Wohin mit den in der Landwirtschaft Beschäftigten?
Was passiert denn nun, wenn die Tierzahlen sinken? Dazu wurden in dem Projekt die Zusammenhänge zwischen den verschiedenen Branchen und ihren Beschäftigungsentwicklungen bestimmt, um danach die mögliche Entwicklung mit und ohne einer Halbierung der Zahl der Erwerbstätigen in der Landwirtschaft zu simulieren. „Die regionale Entwicklung kann aber nicht mit Sicherheit vorausgesagt werden“, heißt es in dem Abschlussbericht. Deshalb seien zusätzlich noch Interviews mit regionalen Expertinnen und Experten sowie Stakeholdern geführt worden.
Nach der Simulation wächst die Zahl der Beschäftigten in einem durchschnittlichen Landkreis auch bei einer dauerhaften Halbierung der Beschäftigung in der Landwirtschaft unter sonst gleichen Bedingungen weiter. Das liege daran, dass in den Landkreisen auch andere Branchen stark wachsen. Da diese nun aber keine positiven Impulse vom Wachstum der Viehwirtschaft mehr erfahren, nimmt das Beschäftigungswachstum insgesamt spürbar stärker ab als in der Landwirtschaft alleine.
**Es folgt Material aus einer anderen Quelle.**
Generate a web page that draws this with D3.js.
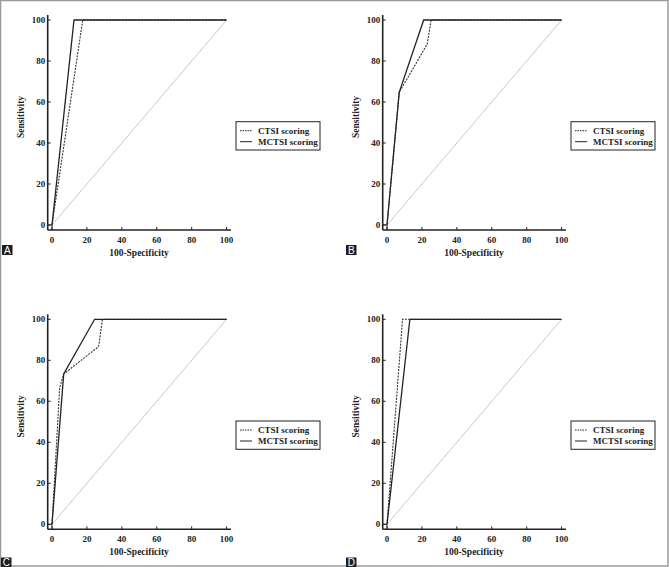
<!DOCTYPE html>
<html><head><meta charset="utf-8">
<script src="https://cdn.jsdelivr.net/npm/d3@7"></script>
<style>body{margin:0;background:#fff}svg{display:block}</style>
</head><body>
<script>
// ---- data ----
const panelIds = ["A", "B", "C", "D"];
const xTicks = [0, 20, 40, 60, 80, 100];
const yTicks = [0, 20, 40, 60, 80, 100];
const seriesNames = ["CTSI scoring", "MCTSI scoring"];
const xTitle = "100-Specificity";
const yTitle = "Sensitivity";

// 100-Specificity (x) and Sensitivity (y) per panel
const ctsiX_A = [0, 17.6, 100];
const ctsiY_A = [0, 100, 100];
const mctsiX_A = [0, 12.6, 100];
const mctsiY_A = [0, 100, 100];

const ctsiX_B = [0, 7, 23, 25.3, 100];
const ctsiY_B = [0, 64.7, 88.2, 100, 100];
const mctsiX_B = [0, 7, 21, 100];
const mctsiY_B = [0, 64.7, 100, 100];

const ctsiX_C = [0, 4.4, 6.7, 26.7, 28.9, 100];
const ctsiY_C = [0, 66.7, 73.3, 86.7, 100, 100];
const mctsiX_C = [0, 6.7, 24.4, 100];
const mctsiY_C = [0, 73.3, 100, 100];

const ctsiX_D = [0, 8.9, 100];
const ctsiY_D = [0, 100, 100];
const mctsiX_D = [0, 13.1, 100];
const mctsiY_D = [0, 100, 100];

const ctsiX = {A: ctsiX_A, B: ctsiX_B, C: ctsiX_C, D: ctsiX_D};
const ctsiY = {A: ctsiY_A, B: ctsiY_B, C: ctsiY_C, D: ctsiY_D};
const mctsiX = {A: mctsiX_A, B: mctsiX_B, C: mctsiX_C, D: mctsiX_D};
const mctsiY = {A: mctsiY_A, B: mctsiY_B, C: mctsiY_C, D: mctsiY_D};

// ---- layout ----
const W = 669, H = 567;
const svg = d3.select("body").append("svg").attr("width", W).attr("height", H);
svg.append("rect").attr("x", 0.5).attr("y", 0.5).attr("width", W - 1.5).attr("height", H - 1.5)
  .attr("fill", "#fff").attr("stroke", "#9a9a9a").attr("stroke-width", 1.5);

const offsets = {A: [0, 0], B: [335, 0], C: [0, 299.3], D: [335, 299.3]};
const labelPos = {A: [2, 245], B: [346, 245], C: [1, 557.5], D: [346, 557.5]};
const font = "'Liberation Serif','Times New Roman',serif";

panelIds.forEach(id => {
  const [ox, oy] = offsets[id];
  const g = svg.append("g").attr("transform", `translate(${ox},${oy})`);
  const x = d3.scaleLinear().domain([0, 100]).range([52, 226.6]);
  const y = d3.scaleLinear().domain([0, 100]).range([225, 20]);
  const axL = 47.7, axB = 230;

  // diagonal reference
  g.append("line").attr("x1", x(0)).attr("y1", y(0)).attr("x2", x(100)).attr("y2", y(100))
    .attr("stroke", "#c8c8c8").attr("stroke-width", 1);

  const line = d3.line().x(d => x(d[0])).y(d => y(d[1]));
  const ctsi = ctsiX[id].map((v, i) => [v, ctsiY[id][i]]);
  const mctsi = mctsiX[id].map((v, i) => [v, mctsiY[id][i]]);
  g.append("path").attr("d", line(ctsi)).attr("fill", "none").attr("stroke", "#333")
    .attr("stroke-width", 1.1).attr("stroke-dasharray", "2,1.2");
  g.append("path").attr("d", line(mctsi)).attr("fill", "none").attr("stroke", "#222")
    .attr("stroke-width", 1.3);

  // small corner box to origin
  g.append("path").attr("d", `M${axL},${y(0)}H${x(0)}V${axB}`).attr("fill", "none")
    .attr("stroke", "#222").attr("stroke-width", 1);

  // axes
  g.append("line").attr("x1", axL).attr("y1", 15).attr("x2", axL).attr("y2", axB)
    .attr("stroke", "#222").attr("stroke-width", 1.6);
  g.append("line").attr("x1", axL).attr("y1", axB).attr("x2", 231).attr("y2", axB)
    .attr("stroke", "#222").attr("stroke-width", 1.6);

  g.selectAll(".xt").data(xTicks).enter().append("line")
    .attr("x1", d => x(d)).attr("x2", d => x(d)).attr("y1", axB).attr("y2", axB - 3)
    .attr("stroke", "#222").attr("stroke-width", 1);
  g.selectAll(".xl").data(xTicks).enter().append("text")
    .attr("x", d => x(d)).attr("y", axB + 12.5).attr("text-anchor", "middle")
    .attr("font-family", font).attr("font-weight", "bold").attr("font-size", 9)
    .attr("fill", "#222").text(d => d);
  g.selectAll(".yt").data(yTicks).enter().append("line")
    .attr("x1", axL).attr("x2", axL + 3).attr("y1", d => y(d)).attr("y2", d => y(d))
    .attr("stroke", "#222").attr("stroke-width", 1);
  g.selectAll(".yl").data(yTicks).enter().append("text")
    .attr("x", axL - 2.5).attr("y", d => y(d) + 3).attr("text-anchor", "end")
    .attr("font-family", font).attr("font-weight", "bold").attr("font-size", 9)
    .attr("fill", "#222").text(d => d);

  g.append("text").attr("x", 139).attr("y", 255.5).attr("text-anchor", "middle")
    .attr("font-family", font).attr("font-weight", "bold").attr("font-size", 9.5)
    .attr("fill", "#222").text(xTitle);
  g.append("text").attr("transform", "translate(23.5,117) rotate(-90)").attr("text-anchor", "middle")
    .attr("font-family", font).attr("font-weight", "bold").attr("font-size", 9.5)
    .attr("fill", "#222").text(yTitle);

  // legend
  const lg = g.append("g").attr("transform", "translate(236,121.7)");
  lg.append("rect").attr("x", 0).attr("y", 0).attr("width", 84).attr("height", 28.3)
    .attr("fill", "#fff").attr("stroke", "#222").attr("stroke-width", 1);
  seriesNames.forEach((n, i) => {
    const yy = 9 + i * 11;
    lg.append("line").attr("x1", 4).attr("x2", 16).attr("y1", yy).attr("y2", yy)
      .attr("stroke", "#222").attr("stroke-width", 1)
      .attr("stroke-dasharray", i === 0 ? "1.5,1" : null);
    lg.append("text").attr("x", 22).attr("y", yy + 3).attr("font-family", font)
      .attr("font-weight", "bold").attr("font-size", 9).attr("fill", "#222").text(n);
  });
});

// panel letters
panelIds.forEach(id => {
  const [lx, ly] = labelPos[id];
  svg.append("rect").attr("x", lx).attr("y", ly).attr("width", 10.5).attr("height", 10)
    .attr("fill", "#1e1e1e");
  svg.append("text").attr("x", lx + 5.25).attr("y", ly + 8.6).attr("text-anchor", "middle")
    .attr("font-family", "'Liberation Sans',Arial,sans-serif").attr("font-size", 10)
    .attr("fill", "#fff").text(id);
});
</script>
</body></html>
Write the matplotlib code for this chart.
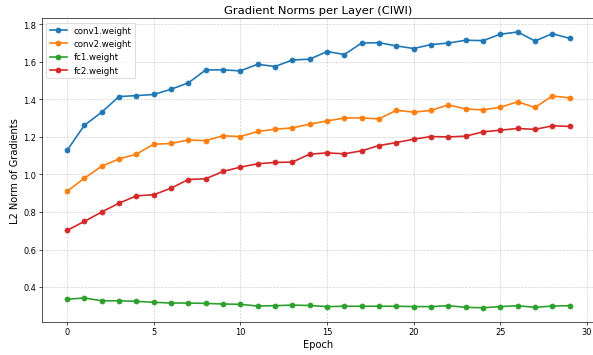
import matplotlib
matplotlib.use("Agg")
import matplotlib.pyplot as plt
import numpy as np

epochs = np.arange(30)

conv1_weight = [1.128, 1.262, 1.332, 1.415, 1.420, 1.426, 1.454, 1.488, 1.557, 1.557,
                1.552, 1.587, 1.575, 1.610, 1.614, 1.655, 1.639, 1.700, 1.702, 1.685,
                1.671, 1.692, 1.700, 1.715, 1.713, 1.747, 1.759, 1.711, 1.750, 1.725]
conv2_weight = [0.910, 0.980, 1.044, 1.083, 1.108, 1.161, 1.165, 1.184, 1.180, 1.206,
                1.202, 1.229, 1.241, 1.248, 1.268, 1.285, 1.301, 1.301, 1.296, 1.342,
                1.332, 1.341, 1.371, 1.349, 1.344, 1.358, 1.387, 1.357, 1.418, 1.408]
fc1_weight = [0.335, 0.342, 0.327, 0.327, 0.324, 0.319, 0.315, 0.315, 0.313, 0.310,
              0.308, 0.299, 0.301, 0.304, 0.302, 0.296, 0.298, 0.298, 0.298, 0.298,
              0.296, 0.296, 0.301, 0.292, 0.290, 0.296, 0.301, 0.292, 0.299, 0.301]
fc2_weight = [0.702, 0.750, 0.800, 0.847, 0.886, 0.892, 0.927, 0.973, 0.977, 1.016,
              1.039, 1.057, 1.064, 1.066, 1.108, 1.115, 1.110, 1.126, 1.154, 1.170,
              1.188, 1.202, 1.200, 1.204, 1.227, 1.236, 1.245, 1.240, 1.259, 1.256]

series = {
    "conv1.weight": conv1_weight,
    "conv2.weight": conv2_weight,
    "fc1.weight": fc1_weight,
    "fc2.weight": fc2_weight,
}

fig, ax = plt.subplots(figsize=(10, 6), dpi=59.3)
for name, values in series.items():
    ax.plot(epochs, values, marker="o", linewidth=2, markersize=6, label=name)

ax.set_xlabel("Epoch", fontsize=12)
ax.set_ylabel("L2 Norm of Gradients", fontsize=12)
ax.set_title("Gradient Norms per Layer (CIWI)", fontsize=14)
ax.grid(True, linestyle="--", alpha=0.6)
ax.legend(loc="upper left", fontsize=10.5)
fig.subplots_adjust(left=0.0707, right=1.003, top=0.9466, bottom=0.0941)
fig.savefig("out.png")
Weniger Vieh - andere Jobs?
Es gibt aber auch negative Wechselwirkungen, grade in Kreisen mit besonders dynamischer Viehwirtschaft wie Cloppenburg. Es heißt in der Studie: „Die Konsequenzen einer drastischen Reduzierung der Viehhaltung erscheinen umso gravierender, je enger der Fokus der Betrachtung gewählt wird. Eine starke Reduzierung der Veredlungswirtschaft würde unweigerlich große Veränderungen im Kern der Wertschöpfungskette zur Folge haben.“ In den Kernbranchen der Viehhaltung und der Schlachtwirtschaft bedeute das ohne Zweifel eine Reduzierung der Zahl an Unternehmen, an Arbeitsplätzen und an Wertschöpfung.
Verlust von Arbeitsplätzen kompensieren
Dieser Verlust werde einzelne Landgemeinden und Kleinstädte - ergo insbesondere die Kreise Vechta und Cloppenburg - besonders hart treffen. „Eine Reduzierung der Viehhaltung in der Region könnte bedeuten, dass einige dieser Standorte großer Unternehmen geschlossen werden, was zu einem schnellen Verlust einer relativ großen Anzahl von Arbeitsplätzen in den betroffenen Gemeinden führen würde. Dieser Verlust wird sich nicht überall einfach lokal kompensieren lassen“, lautet ein Ergebnis. Dennoch halten es die Autorinnen und der Autor für möglich, dass das Beschäftigungswachstum auch in Branchen und Unternehmen jenseits der Vieh- und Fleischwirtschaft so stark sein könnte, dass sie Verluste ausgleichen würden.